[Short exercise]
The records below must be copied in full; omit the images.

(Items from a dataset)
>>>>>

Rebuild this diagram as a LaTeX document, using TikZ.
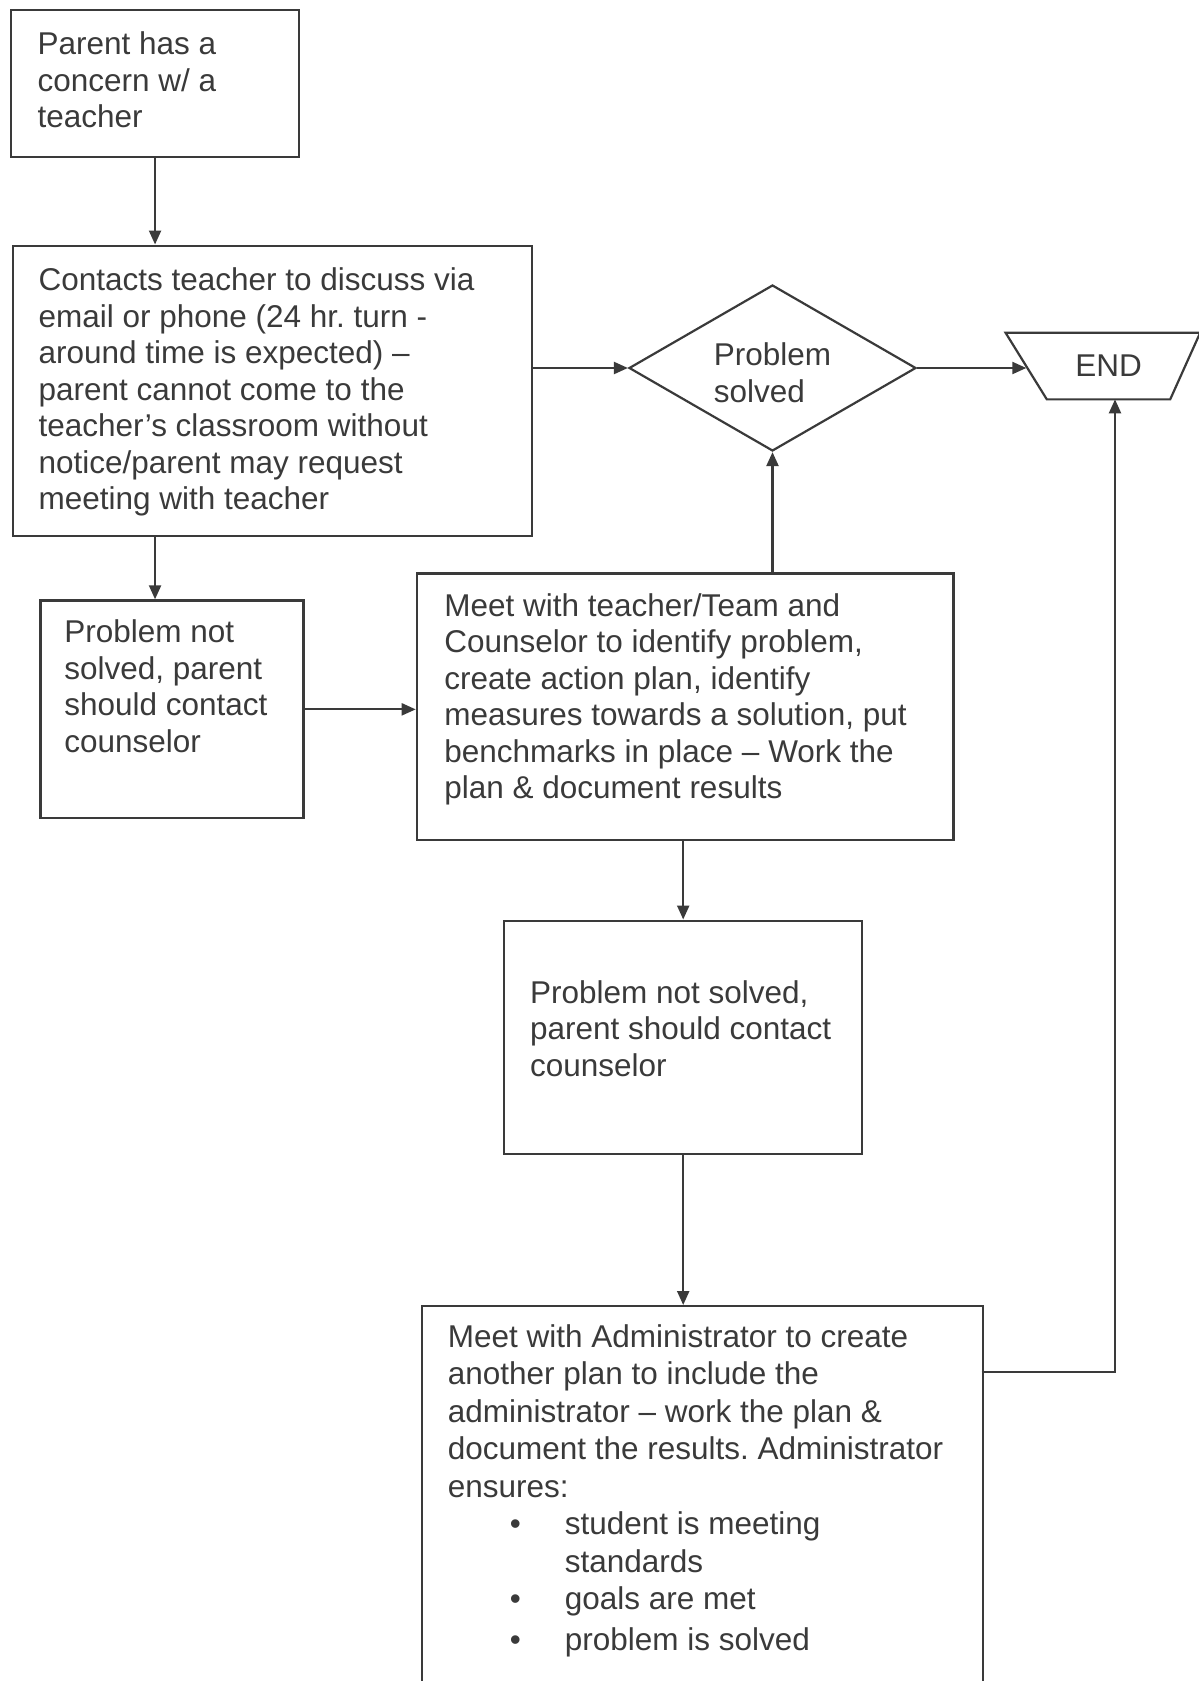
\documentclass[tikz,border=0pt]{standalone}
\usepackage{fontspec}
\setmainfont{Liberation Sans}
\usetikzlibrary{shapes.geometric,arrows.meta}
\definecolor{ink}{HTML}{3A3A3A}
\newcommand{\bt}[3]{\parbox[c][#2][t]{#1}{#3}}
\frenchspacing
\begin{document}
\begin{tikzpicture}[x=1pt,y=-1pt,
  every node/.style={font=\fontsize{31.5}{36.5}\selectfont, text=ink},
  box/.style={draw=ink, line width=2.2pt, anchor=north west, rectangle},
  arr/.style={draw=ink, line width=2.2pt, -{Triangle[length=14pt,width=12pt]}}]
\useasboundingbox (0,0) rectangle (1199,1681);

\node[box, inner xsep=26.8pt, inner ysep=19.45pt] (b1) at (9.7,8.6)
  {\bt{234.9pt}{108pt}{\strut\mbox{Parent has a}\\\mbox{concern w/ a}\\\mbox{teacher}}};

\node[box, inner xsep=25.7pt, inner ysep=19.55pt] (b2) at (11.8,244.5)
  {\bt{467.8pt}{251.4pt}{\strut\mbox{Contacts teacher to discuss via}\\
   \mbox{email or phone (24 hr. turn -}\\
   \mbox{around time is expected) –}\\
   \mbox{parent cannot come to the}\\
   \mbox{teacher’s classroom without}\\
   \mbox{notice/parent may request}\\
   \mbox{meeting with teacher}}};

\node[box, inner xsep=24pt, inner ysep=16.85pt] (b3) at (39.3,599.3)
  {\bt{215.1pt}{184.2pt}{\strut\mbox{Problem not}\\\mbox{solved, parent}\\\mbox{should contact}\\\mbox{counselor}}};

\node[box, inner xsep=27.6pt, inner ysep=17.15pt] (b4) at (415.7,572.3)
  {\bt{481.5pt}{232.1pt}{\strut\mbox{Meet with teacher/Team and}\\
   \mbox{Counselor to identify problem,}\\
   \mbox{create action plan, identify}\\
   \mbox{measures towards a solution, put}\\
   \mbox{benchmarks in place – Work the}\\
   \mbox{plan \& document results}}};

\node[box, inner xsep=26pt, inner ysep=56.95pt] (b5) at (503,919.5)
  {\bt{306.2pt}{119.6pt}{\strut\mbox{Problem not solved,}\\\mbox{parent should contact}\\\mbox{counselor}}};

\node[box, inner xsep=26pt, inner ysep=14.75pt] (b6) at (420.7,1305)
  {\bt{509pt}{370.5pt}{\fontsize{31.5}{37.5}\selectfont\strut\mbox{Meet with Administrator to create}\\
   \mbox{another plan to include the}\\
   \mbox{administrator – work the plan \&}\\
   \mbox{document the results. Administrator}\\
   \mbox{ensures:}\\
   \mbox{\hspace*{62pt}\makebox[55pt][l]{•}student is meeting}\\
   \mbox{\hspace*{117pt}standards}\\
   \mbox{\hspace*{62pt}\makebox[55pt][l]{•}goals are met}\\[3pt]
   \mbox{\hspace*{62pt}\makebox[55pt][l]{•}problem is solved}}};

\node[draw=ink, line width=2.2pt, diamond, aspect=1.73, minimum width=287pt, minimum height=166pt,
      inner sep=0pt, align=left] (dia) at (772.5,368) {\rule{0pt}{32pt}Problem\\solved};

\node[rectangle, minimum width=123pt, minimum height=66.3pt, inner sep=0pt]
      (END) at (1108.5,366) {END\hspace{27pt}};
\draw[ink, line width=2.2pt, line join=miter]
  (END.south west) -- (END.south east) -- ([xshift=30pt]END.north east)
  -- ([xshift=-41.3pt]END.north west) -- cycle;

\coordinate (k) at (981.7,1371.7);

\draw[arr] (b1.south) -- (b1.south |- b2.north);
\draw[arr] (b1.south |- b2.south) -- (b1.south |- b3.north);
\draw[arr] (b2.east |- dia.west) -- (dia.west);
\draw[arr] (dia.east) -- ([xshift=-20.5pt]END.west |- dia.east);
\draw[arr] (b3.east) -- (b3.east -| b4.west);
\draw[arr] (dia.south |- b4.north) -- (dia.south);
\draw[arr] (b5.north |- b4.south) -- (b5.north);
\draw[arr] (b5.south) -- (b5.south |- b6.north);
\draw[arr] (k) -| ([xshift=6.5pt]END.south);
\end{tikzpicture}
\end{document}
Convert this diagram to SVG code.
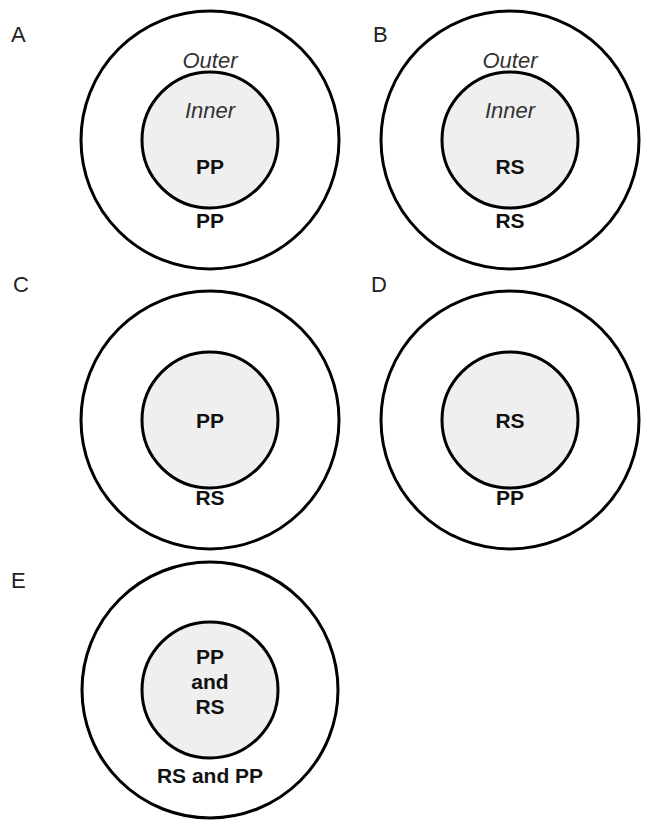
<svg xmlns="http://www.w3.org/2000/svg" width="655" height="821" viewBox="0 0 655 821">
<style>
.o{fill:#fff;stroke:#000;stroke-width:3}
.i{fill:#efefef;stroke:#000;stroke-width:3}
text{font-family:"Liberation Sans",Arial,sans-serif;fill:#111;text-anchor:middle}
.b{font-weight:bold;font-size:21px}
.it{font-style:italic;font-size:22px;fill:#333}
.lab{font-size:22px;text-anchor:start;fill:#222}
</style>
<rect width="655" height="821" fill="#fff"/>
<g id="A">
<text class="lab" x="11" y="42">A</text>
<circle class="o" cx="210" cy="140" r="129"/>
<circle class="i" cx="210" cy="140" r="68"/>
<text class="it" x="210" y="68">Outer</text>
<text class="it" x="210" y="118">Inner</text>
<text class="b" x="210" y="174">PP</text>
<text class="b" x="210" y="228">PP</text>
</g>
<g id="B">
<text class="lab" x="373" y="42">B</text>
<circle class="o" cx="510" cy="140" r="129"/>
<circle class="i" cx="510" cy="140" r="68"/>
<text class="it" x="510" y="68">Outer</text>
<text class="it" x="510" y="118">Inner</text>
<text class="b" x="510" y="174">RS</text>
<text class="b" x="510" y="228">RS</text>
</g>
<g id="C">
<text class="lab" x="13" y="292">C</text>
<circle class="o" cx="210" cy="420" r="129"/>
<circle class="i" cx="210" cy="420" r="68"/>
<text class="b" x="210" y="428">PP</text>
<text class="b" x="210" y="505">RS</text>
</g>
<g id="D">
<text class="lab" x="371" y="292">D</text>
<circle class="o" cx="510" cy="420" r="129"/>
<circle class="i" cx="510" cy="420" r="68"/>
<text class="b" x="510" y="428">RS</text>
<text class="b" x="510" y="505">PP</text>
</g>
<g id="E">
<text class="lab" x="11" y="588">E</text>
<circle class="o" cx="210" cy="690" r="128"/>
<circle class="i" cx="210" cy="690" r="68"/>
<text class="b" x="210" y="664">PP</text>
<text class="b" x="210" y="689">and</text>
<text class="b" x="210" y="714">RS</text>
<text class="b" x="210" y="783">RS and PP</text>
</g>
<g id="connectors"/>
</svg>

<<<<<

[Task response]
Rebuild this diagram as a LaTeX document, using TikZ.
\documentclass[tikz,border=0pt]{standalone}
\usepackage{fontspec}
\setmainfont{Liberation Sans}
\usetikzlibrary{shapes.geometric,arrows.meta}
\definecolor{ink}{HTML}{3A3A3A}
\newcommand{\bt}[3]{\parbox[c][#2][t]{#1}{#3}}
\frenchspacing
\begin{document}
\begin{tikzpicture}[x=1pt,y=-1pt,
  every node/.style={font=\fontsize{31.5}{36.5}\selectfont, text=ink},
  box/.style={draw=ink, line width=2.2pt, anchor=north west, rectangle},
  arr/.style={draw=ink, line width=2.2pt, -{Triangle[length=14pt,width=12pt]}}]
\useasboundingbox (0,0) rectangle (1199,1681);

\node[box, inner xsep=26.8pt, inner ysep=19.45pt] (b1) at (9.7,8.6)
  {\bt{234.9pt}{108pt}{\strut\mbox{Parent has a}\\\mbox{concern w/ a}\\\mbox{teacher}}};

\node[box, inner xsep=25.7pt, inner ysep=19.55pt] (b2) at (11.8,244.5)
  {\bt{467.8pt}{251.4pt}{\strut\mbox{Contacts teacher to discuss via}\\
   \mbox{email or phone (24 hr. turn -}\\
   \mbox{around time is expected) –}\\
   \mbox{parent cannot come to the}\\
   \mbox{teacher’s classroom without}\\
   \mbox{notice/parent may request}\\
   \mbox{meeting with teacher}}};

\node[box, inner xsep=24pt, inner ysep=16.85pt] (b3) at (39.3,599.3)
  {\bt{215.1pt}{184.2pt}{\strut\mbox{Problem not}\\\mbox{solved, parent}\\\mbox{should contact}\\\mbox{counselor}}};

\node[box, inner xsep=27.6pt, inner ysep=17.15pt] (b4) at (415.7,572.3)
  {\bt{481.5pt}{232.1pt}{\strut\mbox{Meet with teacher/Team and}\\
   \mbox{Counselor to identify problem,}\\
   \mbox{create action plan, identify}\\
   \mbox{measures towards a solution, put}\\
   \mbox{benchmarks in place – Work the}\\
   \mbox{plan \& document results}}};

\node[box, inner xsep=26pt, inner ysep=56.95pt] (b5) at (503,919.5)
  {\bt{306.2pt}{119.6pt}{\strut\mbox{Problem not solved,}\\\mbox{parent should contact}\\\mbox{counselor}}};

\node[box, inner xsep=26pt, inner ysep=14.75pt] (b6) at (420.7,1305)
  {\bt{509pt}{370.5pt}{\fontsize{31.5}{37.5}\selectfont\strut\mbox{Meet with Administrator to create}\\
   \mbox{another plan to include the}\\
   \mbox{administrator – work the plan \&}\\
   \mbox{document the results. Administrator}\\
   \mbox{ensures:}\\
   \mbox{\hspace*{62pt}\makebox[55pt][l]{•}student is meeting}\\
   \mbox{\hspace*{117pt}standards}\\
   \mbox{\hspace*{62pt}\makebox[55pt][l]{•}goals are met}\\[3pt]
   \mbox{\hspace*{62pt}\makebox[55pt][l]{•}problem is solved}}};

\node[draw=ink, line width=2.2pt, diamond, aspect=1.73, minimum width=287pt, minimum height=166pt,
      inner sep=0pt, align=left] (dia) at (772.5,368) {\rule{0pt}{32pt}Problem\\solved};

\node[rectangle, minimum width=123pt, minimum height=66.3pt, inner sep=0pt]
      (END) at (1108.5,366) {END\hspace{27pt}};
\draw[ink, line width=2.2pt, line join=miter]
  (END.south west) -- (END.south east) -- ([xshift=30pt]END.north east)
  -- ([xshift=-41.3pt]END.north west) -- cycle;

\coordinate (k) at (981.7,1371.7);

\draw[arr] (b1.south) -- (b1.south |- b2.north);
\draw[arr] (b1.south |- b2.south) -- (b1.south |- b3.north);
\draw[arr] (b2.east |- dia.west) -- (dia.west);
\draw[arr] (dia.east) -- ([xshift=-20.5pt]END.west |- dia.east);
\draw[arr] (b3.east) -- (b3.east -| b4.west);
\draw[arr] (dia.south |- b4.north) -- (dia.south);
\draw[arr] (b5.north |- b4.south) -- (b5.north);
\draw[arr] (b5.south) -- (b5.south |- b6.north);
\draw[arr] (k) -| ([xshift=6.5pt]END.south);
\end{tikzpicture}
\end{document}
Convert this diagram to SVG code.
<svg xmlns="http://www.w3.org/2000/svg" width="655" height="821" viewBox="0 0 655 821">
<style>
.o{fill:#fff;stroke:#000;stroke-width:3}
.i{fill:#efefef;stroke:#000;stroke-width:3}
text{font-family:"Liberation Sans",Arial,sans-serif;fill:#111;text-anchor:middle}
.b{font-weight:bold;font-size:21px}
.it{font-style:italic;font-size:22px;fill:#333}
.lab{font-size:22px;text-anchor:start;fill:#222}
</style>
<rect width="655" height="821" fill="#fff"/>
<g id="A">
<text class="lab" x="11" y="42">A</text>
<circle class="o" cx="210" cy="140" r="129"/>
<circle class="i" cx="210" cy="140" r="68"/>
<text class="it" x="210" y="68">Outer</text>
<text class="it" x="210" y="118">Inner</text>
<text class="b" x="210" y="174">PP</text>
<text class="b" x="210" y="228">PP</text>
</g>
<g id="B">
<text class="lab" x="373" y="42">B</text>
<circle class="o" cx="510" cy="140" r="129"/>
<circle class="i" cx="510" cy="140" r="68"/>
<text class="it" x="510" y="68">Outer</text>
<text class="it" x="510" y="118">Inner</text>
<text class="b" x="510" y="174">RS</text>
<text class="b" x="510" y="228">RS</text>
</g>
<g id="C">
<text class="lab" x="13" y="292">C</text>
<circle class="o" cx="210" cy="420" r="129"/>
<circle class="i" cx="210" cy="420" r="68"/>
<text class="b" x="210" y="428">PP</text>
<text class="b" x="210" y="505">RS</text>
</g>
<g id="D">
<text class="lab" x="371" y="292">D</text>
<circle class="o" cx="510" cy="420" r="129"/>
<circle class="i" cx="510" cy="420" r="68"/>
<text class="b" x="510" y="428">RS</text>
<text class="b" x="510" y="505">PP</text>
</g>
<g id="E">
<text class="lab" x="11" y="588">E</text>
<circle class="o" cx="210" cy="690" r="128"/>
<circle class="i" cx="210" cy="690" r="68"/>
<text class="b" x="210" y="664">PP</text>
<text class="b" x="210" y="689">and</text>
<text class="b" x="210" y="714">RS</text>
<text class="b" x="210" y="783">RS and PP</text>
</g>
<g id="connectors"/>
</svg>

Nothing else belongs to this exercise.